**DIRECTIVE**
Starting at the top of the listing, extract every line up to and including the one with "(title) at (949,26)". Pictures stay out of the copy.

===============

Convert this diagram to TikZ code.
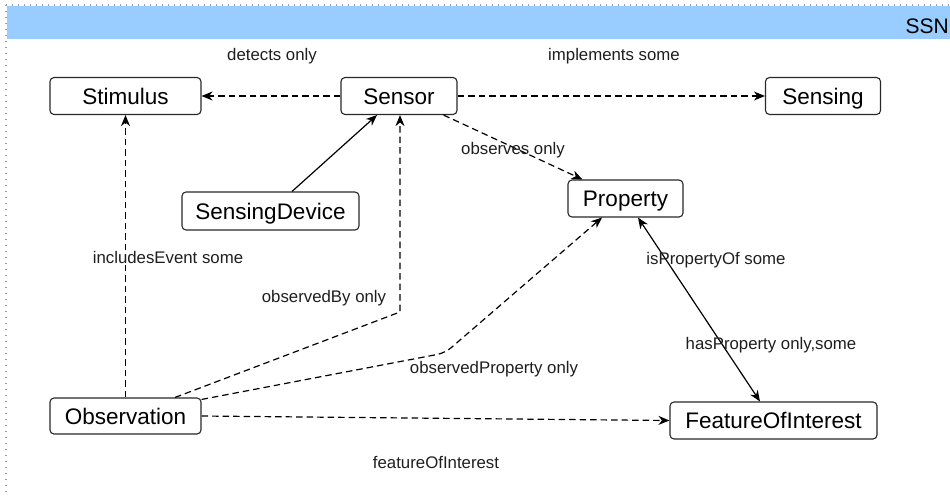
\documentclass[tikz,border=0pt]{standalone}
\usepackage{fontspec}
\setmainfont{Liberation Sans}
\usetikzlibrary{arrows.meta,calc}

\definecolor{bandblue}{RGB}{153,204,255}
\definecolor{framedot}{RGB}{150,150,200}
\definecolor{boxline}{RGB}{40,40,40}
\definecolor{labeltext}{RGB}{30,30,30}

\tikzset{
  classbox/.style={draw=boxline, line width=1.1pt, rounded corners=4pt, fill=white,
    inner sep=0pt, text height=20pt, text depth=3.9pt,
    font=\fontsize{22.5}{27}\selectfont},
  rellabel/.style={inner sep=0pt, text=labeltext, text height=15pt, text depth=3pt,
    font=\fontsize{16.8}{20}\selectfont},
  relation/.style={draw=black, line width=1.2pt, dash pattern=on 6.5pt off 4pt,
    -{Stealth[length=11pt,width=9pt,inset=3.5pt]}},
  subclass/.style={draw=black, line width=1.2pt,
    -{Stealth[length=11pt,width=9pt,inset=3.5pt]}},
  inverse/.style={draw=black, line width=1.2pt,
    {Stealth[length=11pt,width=9pt,inset=3.5pt]}-{Stealth[length=11pt,width=9pt,inset=3.5pt]}},
}

\begin{document}
\begin{tikzpicture}[x=1pt,y=-1pt]
  \useasboundingbox (0,0) rectangle (950,496);

  % package frame and title band
  \fill[bandblue] (7,6) rectangle (950,39);
  \draw[framedot, line width=1.3pt, dash pattern=on 1.3pt off 4.7pt] (6,5) -- (950,5);
  \draw[framedot, line width=1.3pt, dash pattern=on 1.3pt off 4.7pt] (6,5) -- (6,496);
  \node[anchor=east, inner sep=0pt, font=\fontsize{21}{25}\selectfont] (title) at (949,26) {SSN};

  % classes
  \node[classbox, minimum width=151pt, minimum height=37pt] (stim) at (125.5,96) {Stimulus};
  \node[classbox, minimum width=116pt, minimum height=37pt] (sensor) at (399,96) {Sensor};
  \node[classbox, minimum width=115pt, minimum height=37pt] (sensing) at (823,96) {Sensing};
  \node[classbox, minimum width=177pt, minimum height=38pt] (device) at (270.5,211) {SensingDevice};
  \node[classbox, minimum width=115pt, minimum height=37pt] (prop) at (625.5,198.5) {Property};
  \node[classbox, minimum width=151pt, minimum height=36pt] (obs) at (125.5,416) {Observation};
  \node[classbox, minimum width=207pt, minimum height=37pt] (foi) at (773.5,420.5) {FeatureOfInterest};

  % bend points
  \coordinate (bendBy) at (400,312);
  \coordinate (bendProp) at (445,353);

  % relations
  \draw[relation] (sensor.west) -- (stim.east);
  \draw[relation] (sensor.east) -- (sensing.west);
  \draw[relation] ([xshift=-14pt]sensor.south east) -- ([xshift=15pt]prop.north west);
  \draw[subclass] ([xshift=21.5pt]device.north) -- ([xshift=-22pt]sensor.south);
  \draw[relation] (obs.north) -- (stim.south);
  \draw[relation] ([xshift=49.5pt]obs.north) -- (bendBy) -- ([xshift=1pt]sensor.south);
  \draw[relation, rounded corners=8pt] ([yshift=-2pt]obs.north east) -- (bendProp) -- ([xshift=-23.5pt]prop.south);
  \draw[relation] (obs.east) -- (foi.west);
  \draw[inverse] ([xshift=12.5pt]prop.south) -- ([xshift=-13.5pt]foi.north);

  % relation labels
  \node[rellabel] (lDetects) at (272,54) {detects only};
  \node[rellabel] (lImpl) at (614,54) {implements some};
  \node[rellabel] (lObserves) at (513,148) {observes only};
  \node[rellabel] (lIncl) at (168,257) {includesEvent some};
  \node[rellabel] (lBy) at (324,296) {observedBy only};
  \node[rellabel] (lObsProp) at (494,367) {observedProperty only};
  \node[rellabel] (lFoi) at (436,462) {featureOfInterest};
  \node[rellabel] (lIsProp) at (716,258) {isPropertyOf some};
  \node[rellabel] (lHasProp) at (771,343) {hasProperty only,some};
\end{tikzpicture}
\end{document}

===============

**WRITTEN REPLY**
Convert this diagram to TikZ code.
\documentclass[tikz,border=0pt]{standalone}
\usepackage{fontspec}
\setmainfont{Liberation Sans}
\usetikzlibrary{arrows.meta,calc}

\definecolor{bandblue}{RGB}{153,204,255}
\definecolor{framedot}{RGB}{150,150,200}
\definecolor{boxline}{RGB}{40,40,40}
\definecolor{labeltext}{RGB}{30,30,30}

\tikzset{
  classbox/.style={draw=boxline, line width=1.1pt, rounded corners=4pt, fill=white,
    inner sep=0pt, text height=20pt, text depth=3.9pt,
    font=\fontsize{22.5}{27}\selectfont},
  rellabel/.style={inner sep=0pt, text=labeltext, text height=15pt, text depth=3pt,
    font=\fontsize{16.8}{20}\selectfont},
  relation/.style={draw=black, line width=1.2pt, dash pattern=on 6.5pt off 4pt,
    -{Stealth[length=11pt,width=9pt,inset=3.5pt]}},
  subclass/.style={draw=black, line width=1.2pt,
    -{Stealth[length=11pt,width=9pt,inset=3.5pt]}},
  inverse/.style={draw=black, line width=1.2pt,
    {Stealth[length=11pt,width=9pt,inset=3.5pt]}-{Stealth[length=11pt,width=9pt,inset=3.5pt]}},
}

\begin{document}
\begin{tikzpicture}[x=1pt,y=-1pt]
  \useasboundingbox (0,0) rectangle (950,496);

  % package frame and title band
  \fill[bandblue] (7,6) rectangle (950,39);
  \draw[framedot, line width=1.3pt, dash pattern=on 1.3pt off 4.7pt] (6,5) -- (950,5);
  \draw[framedot, line width=1.3pt, dash pattern=on 1.3pt off 4.7pt] (6,5) -- (6,496);
  \node[anchor=east, inner sep=0pt, font=\fontsize{21}{25}\selectfont] (title) at (949,26) {SSN};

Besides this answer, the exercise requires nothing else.